By contrast, Labor’s new defence minister, Stephen Smith, responded by insisting that the government would take the soldier’s criticisms seriously and that the size and equipment of the Australian force in Afghanistan was “continually under review”.

 

In his press conference on September 21, Smith repeatedly referred to an upcoming parliamentary debate on the Afghanistan war—the product of a deal between Labor and the Greens as part of the stitching up of Labor’s minority government. Far from leading to a troop withdrawal, however, any such debate will be a highly stage-managed affair, predicated upon the suppression of any discussion of the real aims and motives of the war, and the reasons for the Australian government’s participation in it.

 

The US invaded Afghanistan nearly nine years ago, not to fight “terrorism” or champion “democracy”, but to secure domination of the resource-rich Central Asian region against its rivals in Europe and Asia. Likewise Canberra’s involvement has been dictated, not by concerns for the Afghan people, or “global security”, but as a down payment for the backing of Washington for its own neo-colonial operations in the South Pacific.

 

For their part, the Greens’ opposition to Australian troops in Afghanistan has nothing to do with the criminal character and motives of the US-led occupation of that country. On the contrary, their concern is to free up the Australian military for deployments in areas far more critical to the economic, financial and geo-political interests of the Australian ruling elite.
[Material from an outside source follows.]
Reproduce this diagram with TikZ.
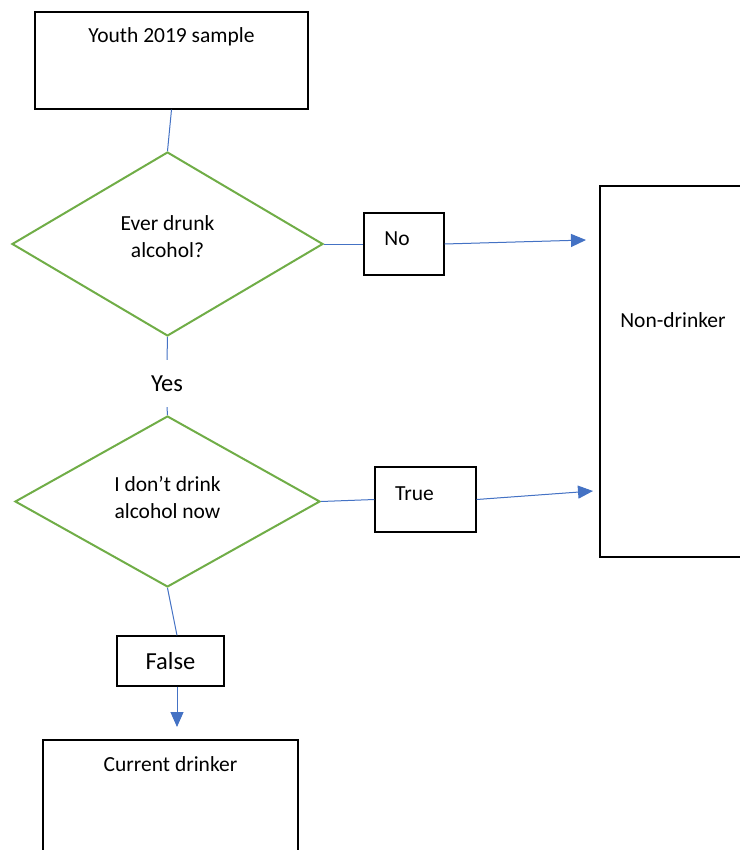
\documentclass[tikz,border=0pt]{standalone}
\usepackage{fontspec}
\setmainfont{Carlito}
\usepackage{tikz}
\usetikzlibrary{arrows.meta,positioning,shapes.geometric}
\usepackage{xcolor}
\definecolor{flowgreen}{RGB}{112,173,71}
\definecolor{flowblue}{RGB}{68,114,196}
\tikzset{
  stagebox/.style={rectangle,draw=black,line width=1.2pt,fill=white,inner sep=0pt},
  tagbox/.style={stagebox},
  question/.style={diamond,draw=flowgreen,line width=2pt,inner sep=0pt},
  answer/.style={inner sep=0pt,font=\fontsize{24.5}{29}\selectfont},
  link/.style={draw=flowblue,line width=1pt},
  flow/.style={link,-{Triangle[length=15pt,width=13pt]},fill=flowblue},
  boxtext/.style={font=\fontsize{21.5}{27}\selectfont,anchor=center,align=center},
}

\begin{document}
\begin{tikzpicture}[x=1pt,y=-1pt]
  \useasboundingbox (0,0) rectangle (739,850);
  % boxes
  \node[stagebox,minimum width=273pt,minimum height=97pt,
        label={[boxtext,yshift=-25pt]north:Youth 2019 sample}] (sample) at (171.5,60.5) {};
  \node[stagebox,minimum width=160pt,minimum height=371pt,
        label={[boxtext,xshift=-7pt,yshift=-135pt]north:Non-drinker}] (nondrinker) at (680,371.5) {};
  \node[stagebox,minimum width=255pt,minimum height=130pt,
        label={[boxtext,yshift=-25pt]north:Current drinker}] (current) at (170.5,805) {};
  % questions
  \node[question,minimum width=311pt,minimum height=184pt,
        label={[boxtext,yshift=7pt]center:Ever drunk\\alcohol?}] (ever) at (167.5,244) {};
  \node[question,minimum width=305pt,minimum height=171pt,
        label={[boxtext,yshift=4pt]center:I don’t drink\\alcohol now}] (notnow) at (167.5,501.5) {};
  % answers
  \node[tagbox,minimum width=80pt,minimum height=62pt,
        label={[boxtext,xshift=-7pt,yshift=5pt]center:No}] (no) at (404,244) {};
  \node[tagbox,minimum width=101pt,minimum height=65pt,
        label={[boxtext,xshift=-11pt,yshift=6pt]center:True}] (true) at (425.5,499.5) {};
  \node[tagbox,minimum width=107pt,minimum height=50pt,
        font=\fontsize{24.5}{29}\selectfont] (false) at (170.5,661) {False};
  \node[answer,minimum height=47pt] (yes) at (167,383.5) {Yes};
  \coordinate (in1) at (586,240);
  \coordinate (in2) at (593,491);
  \coordinate (in3) at (177,727);
  % connectors
  \draw[link] (sample.south) -- (ever.north);
  \draw[link] (ever.east) -- (no.west);
  \draw[flow] (no.east) -- (in1);
  \draw[link] (ever.south) -- (yes.north);
  \draw[link] (yes.south) -- (notnow.north);
  \draw[link] (notnow.east) -- (true.west);
  \draw[flow] (true.east) -- (in2);
  \draw[link] (notnow.south) -- (false.north -| in3);
  \draw[flow] (false.south -| in3) -- (in3);
\end{tikzpicture}
\end{document}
Underscoring their position, Greens leader Bob Brown declared last month, “The Greens’ strategy is to have our defence forces personnel at home to secure our own arc of stability.”

 

The Gillard government will use any parliamentary debate on the war to try and manufacture a new “consensus”—against the sentiments of the vast majority of the population—to comply with US demands that more Australian troops be dispatched to the blood-soaked killing fields of Afghanistan.